M78.  Image Credit: Mark Blundell

 

More challenging still - and by far the largest of the nebulous objects in the Orion area - is Barnard's Loop or Sharpless 2-276.  Reputedly (though rather controversially) discovered and described by William Herschel in the 1786 - he mentions faint nebulosity in the area of Barnard's Loop - it is E. E. Barnard who in 1896 photographically definitively discovered this large, expansive and extremely illusive nebula, which is an amazing 14 degrees arc at its widest point.  Though technically listed as being a +10 mag object, it is so diffuse that it seems almost impossible to see from all but the darkest areas on Earth.  Yet some observers have even reported seeing it without the aid of a telescope.  Rigging up "goggles" of two H-Beta filters appears to be an inventive way of attempting observations of this kind, as does binoculars with these filters attached to the objectives.  Telescopically, one has a greater chance of seeing some of the brighter parts of Barnard's Loop, but dark skies are of paramount importance whatever the method used.

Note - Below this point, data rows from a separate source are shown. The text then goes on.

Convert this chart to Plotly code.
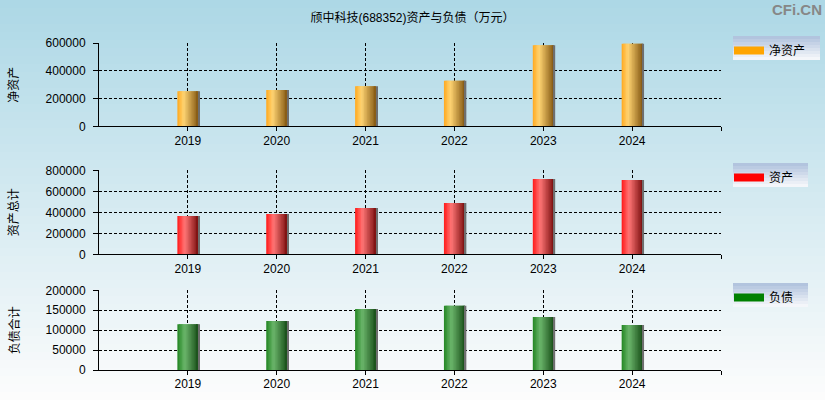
import plotly.graph_objects as go

# ---------------- data ----------------
years = [2019, 2020, 2021, 2022, 2023, 2024]
tick_years = [2019, 2020, 2021, 2022, 2023, 2024, 2025]
tick_text = ["2019", "2020", "2021", "2022", "2023", "2024", ""]
net_assets = [253000, 261000, 288000, 328000, 584000, 595000]
total_assets = [365000, 384000, 441000, 489000, 717000, 708000]
liabilities = [115000, 123000, 153000, 161000, 133000, 113000]

title = "颀中科技(688352)资产与负债（万元）"
panel_titles = ["净资产", "资产总计", "负债合计"]
legend_names = ["净资产", "资产", "负债"]

# ---------------- geometry ----------------
W, H = 825, 400
ML, MR, MT, MB = 99, 104, 43, 30
PW = W - ML - MR
PH = H - MT - MB


def px_x(px):
    return (px - ML) / PW


def px_y(py):
    return (H - MB - py) / PH


domains = [
    [px_y(126.3), px_y(43)],
    [px_y(254.3), px_y(170.3)],
    [px_y(370), px_y(290.3)],
]

FONT = "Liberation Sans, Noto Sans CJK SC, sans-serif"

grad_stops = [
    [(0, (255, 168, 30)), (0.3, (255, 212, 115)), (1, (132, 88, 18))],
    [(0, (255, 25, 25)), (0.35, (255, 118, 118)), (1, (122, 14, 14))],
    [(0, (34, 134, 34)), (0.35, (108, 182, 108)), (1, (24, 78, 24))],
]
solid = ["#FFA500", "#FF0000", "#008000"]
series = [net_assets, total_assets, liabilities]
ranges = [[0, 600000], [0, 800000], [0, 200000]]
dticks = [200000, 200000, 50000]


def interp(stops, t):
    for (t0, c0), (t1, c1) in zip(stops[:-1], stops[1:]):
        if t0 <= t <= t1:
            f = (t - t0) / (t1 - t0) if t1 > t0 else 0
            return "rgb(%d,%d,%d)" % tuple(round(a + (b - a) * f) for a, b in zip(c0, c1))
    return "rgb(%d,%d,%d)" % stops[-1][1]


fig = go.Figure()
BW = 0.236
N = 14
for k in range(3):
    xa = "x" if k == 0 else "x%d" % (k + 1)
    ya = "y" if k == 0 else "y%d" % (k + 1)
    for i in range(N):
        t = (i + 0.5) / N
        w = BW / N * (2 if i < N - 1 else 1)
        fig.add_trace(go.Bar(
            x=years, y=series[k], width=w, offset=-BW / 2 + i * BW / N,
            marker=dict(color=interp(grad_stops[k], t), line=dict(width=0)),
            showlegend=False, hoverinfo="skip", xaxis=xa, yaxis=ya))
    # thin grey edge on the right side
    fig.add_trace(go.Bar(
        x=years, y=series[k], width=0.016, offset=BW / 2,
        marker=dict(color="rgb(110,110,110)", line=dict(width=0)),
        showlegend=False, hoverinfo="skip", xaxis=xa, yaxis=ya))
    # legend entry
    fig.add_trace(go.Scatter(
        x=[None], y=[None], mode="lines", name=legend_names[k],
        line=dict(color=solid[k], width=8),
        legend="legend" if k == 0 else "legend%d" % (k + 1),
        xaxis=xa, yaxis=ya))

layout = dict(
    template="none",
    width=W, height=H, autosize=False,
    margin=dict(l=ML, r=MR, t=MT, b=MB, autoexpand=False),
    paper_bgcolor="#f4f8fa",
    plot_bgcolor="rgba(0,0,0,0)",
    barmode="overlay",
    font=dict(family=FONT, size=12, color="black"),
    title=dict(text=title, x=0.5, xanchor="center", y=1 - 18 / H, yanchor="middle",
               yref="container", font=dict(family=FONT, size=12, color="black")),
    showlegend=True,
)

for k in range(3):
    sx = "" if k == 0 else str(k + 1)
    layout["xaxis" + sx] = dict(
        domain=[0, 1], anchor="y" + sx, range=[2018, 2025], automargin=False,
        tickmode="array", tickvals=tick_years, ticktext=tick_text,
        ticks="outside", ticklen=4, tickcolor="black", tickwidth=1,
        showline=True, linecolor="black", linewidth=1,
        showgrid=True, gridcolor="black", gridwidth=1, griddash="3px,2px",
        zeroline=False, fixedrange=True, ticklabelstandoff=-1,
        tickfont=dict(family=FONT, size=12, color="black"))
    layout["yaxis" + sx] = dict(
        domain=domains[k], anchor="x" + sx, range=ranges[k], automargin=False,
        tickmode="linear", tick0=0, dtick=dticks[k], tickformat="d",
        ticks="outside", ticklen=5, tickcolor="black", tickwidth=1,
        showline=True, linecolor="black", linewidth=1,
        showgrid=True, gridcolor="black", gridwidth=1, griddash="3px,2px",
        zeroline=False, fixedrange=True, ticklabelstandoff=5,
        tickfont=dict(family=FONT, size=12, color="black"))

legend_boxes = [(733, 820, 36, 60), (733, 808, 163, 187), (733, 808, 283, 307)]
for k in range(3):
    key = "legend" if k == 0 else "legend%d" % (k + 1)
    x0, x1, y0, y1 = legend_boxes[k]
    layout[key] = dict(
        x=px_x(x0 - 4), xanchor="left", y=px_y(y0), yanchor="top",
        bgcolor="rgba(0,0,0,0)", borderwidth=0,
        font=dict(family=FONT, size=12, color="black"),
        itemwidth=30)

fig.update_layout(**layout)

shapes = []
# background vertical gradient
NS = 50
top_c = (173, 216, 230)
bot_c = (252, 252, 252)
for i in range(NS):
    f = i / (NS - 1)
    c = tuple(round(a + (b - a) * f) for a, b in zip(top_c, bot_c))
    py0 = H * i / NS
    py1 = H * (i + 1) / NS + 1
    shapes.append(dict(type="rect", xref="paper", yref="paper", layer="below",
                       x0=px_x(0), x1=px_x(W), y0=px_y(py1), y1=px_y(py0),
                       fillcolor="rgb(%d,%d,%d)" % c, line=dict(width=0)))
# legend box gradients
for (x0, x1, y0, y1) in legend_boxes:
    n = 8
    for i in range(n):
        f = i / (n - 1)
        c = tuple(round(a + (b - a) * f) for a, b in zip((178, 196, 222), (244, 246, 250)))
        a0 = y0 + (y1 - y0) * i / n
        a1 = y0 + (y1 - y0) * (i + 1) / n + 0.5
        shapes.append(dict(type="rect", xref="paper", yref="paper", layer="below",
                           x0=px_x(x0), x1=px_x(x1), y0=px_y(min(a1, y1)), y1=px_y(a0),
                           fillcolor="rgb(%d,%d,%d)" % c, line=dict(width=0)))

annotations = []
panel_centers = [(43 + 126.3) / 2, (170.3 + 254.3) / 2, (290.3 + 370) / 2]
for k in range(3):
    annotations.append(dict(text=panel_titles[k], xref="paper", yref="paper",
                            x=px_x(14), y=px_y(panel_centers[k]), textangle=-90,
                            showarrow=False, xanchor="center", yanchor="middle",
                            font=dict(family=FONT, size=12, color="black")))
annotations.append(dict(text="<b>CFi.CN</b>", xref="paper", yref="paper",
                        x=px_x(824), y=px_y(10), xanchor="right", yanchor="middle",
                        showarrow=False,
                        font=dict(family=FONT, size=15, color="rgb(135,135,135)")))

fig.update_layout(shapes=shapes, annotations=annotations)

fig.write_html("out.html", config={"displayModeBar": False},
               post_script="document.body.style.margin='0';document.body.style.padding='0';")
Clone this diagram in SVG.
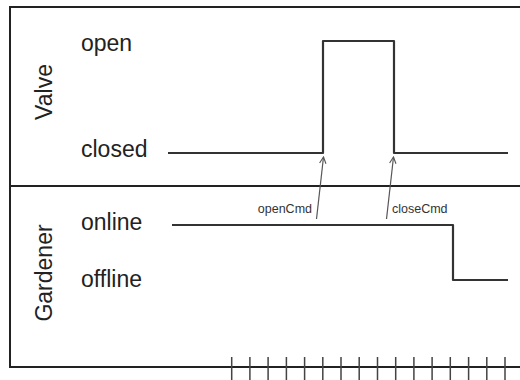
<svg xmlns="http://www.w3.org/2000/svg" width="520" height="380" viewBox="0 0 520 380">
<defs>
<style>
.frame{stroke:#222;stroke-width:2;fill:none}
.sig{stroke:#333;stroke-width:2.2;fill:none;stroke-linejoin:round}
.tick{stroke:#444;stroke-width:1.5}
.lbl{font-family:"Liberation Sans",Arial,sans-serif;font-size:23px;fill:#222}
.cmd{font-family:"Liberation Sans",Arial,sans-serif;font-size:12.5px;fill:#333}
.arr{stroke:#555;stroke-width:1.2;fill:none}
</style>
<marker id="ah" viewBox="0 0 10 10" refX="9" refY="5" markerWidth="8" markerHeight="8" orient="auto" markerUnits="userSpaceOnUse">
<path d="M1,1 L9,5 L1,9" stroke="#555" stroke-width="1.4" fill="none"/>
</marker>
</defs>
<rect width="520" height="380" fill="#fff"/>
<g id="frame">
<path class="frame" d="M520,7 H10 V367 H520"/>
<line class="frame" x1="10" y1="186" x2="520" y2="186"/>
</g>
<g id="valve">
<text class="lbl" transform="translate(52,92) rotate(-90)" text-anchor="middle">Valve</text>
<text class="lbl" x="81" y="51">open</text>
<text class="lbl" x="81" y="157">closed</text>
<path class="sig" d="M168,153 H323 V41 H394 V153 H508"/>
</g>
<g id="gardener">
<text class="lbl" transform="translate(52,273) rotate(-90)" text-anchor="middle">Gardener</text>
<text class="lbl" x="81" y="230">online</text>
<text class="lbl" x="81" y="287">offline</text>
<path class="sig" d="M172,225 H453 V280 H508"/>
</g>
<g id="connectors">
<line class="arr" x1="316.5" y1="219" x2="323.5" y2="157" marker-end="url(#ah)"/>
<line class="arr" x1="386.5" y1="219" x2="393.5" y2="157" marker-end="url(#ah)"/>
<text class="cmd" x="312" y="213" text-anchor="end">openCmd</text>
<text class="cmd" x="392" y="213">closeCmd</text>
</g>
<g id="timeline">
<path class="tick" d="M231.7,357V380M249.9,357V380M268.1,357V380M286.4,357V380M304.6,357V380M322.8,357V380M341,357V380M359.2,357V380M377.5,357V380M395.7,357V380M413.9,357V380M432.1,357V380M450.3,357V380M468.6,357V380M486.8,357V380M505,357V380"/>
</g>
</svg>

The rule is: if you don't have them - don't bother!

 

Barnard's loop shows up very well in long-duration ultra-widefield astrophotography, but again, this will require very good sky conditions, patience and multiple, stacked exposures to get the nebula to stand out from the sky background.  

 

Barnard's Loop.  Image Credit: Hunter Wilson, Creative Commons

 

It is thought that Barnard's Loop is a supernova remnant that has been expanded by further supernovae and subsequent star forming over many millions of years, forming a "bubble" of gas, part of which is visible as the loop.  This awe-inspiring piece of stellar architecture is thought to be around 300 light years in diameter and lie around 1600 light years from our Solar System.

 

Lepus, the constellation representing the Hare, sits to the south of Orion and is much less spectacular to the naked eye.  From light polluted environments it is often difficult to see at all.  The only major object of interest in this particular constellation is M79.  This object is an unusual globular cluster, situated so far from the usual "Halo" of globulars which surround the centre of our Milky Way galaxy.  It could well be an inherited object from the adjacent Canis Minor dwarf galaxy, a satellite of our Milky Way which is located not too far away from this point in the sky.  M79 is a fine globular of +7.73 mag and 1.3 arc minutes diameter.  Discovered by Pierre Mechain - Messier’s fellow in observation and responsible for many discoveries in the Messier list - in 1780 and added to Messier's list in the same year, this globular can easily be resolved into stars in a medium-sized 6-8 inch telescope.  Lying some 40,000 light years hence, M79 is a reasonably tricky object to observe from a northern hemispherical perspective as it rises a mere 14 degrees high at transit point from latitude 51 degrees N.  It is better seen by readers in the southern hemisphere, who will have to battle considerably less with atmospherics to resolve individual members.  Still, compared to the likes of the Messier globulars in southern Ophiuchius, Scorpius and Sagittarius, M79 is best seen during the evening in the northern hemisphere at a time of the year when the atmosphere tends to be steadier and more settled.  Due to its location in the sky, M79 is better imaged by astrophotographers in more southerly climes - though observers worldwide are encouraged to seek it out.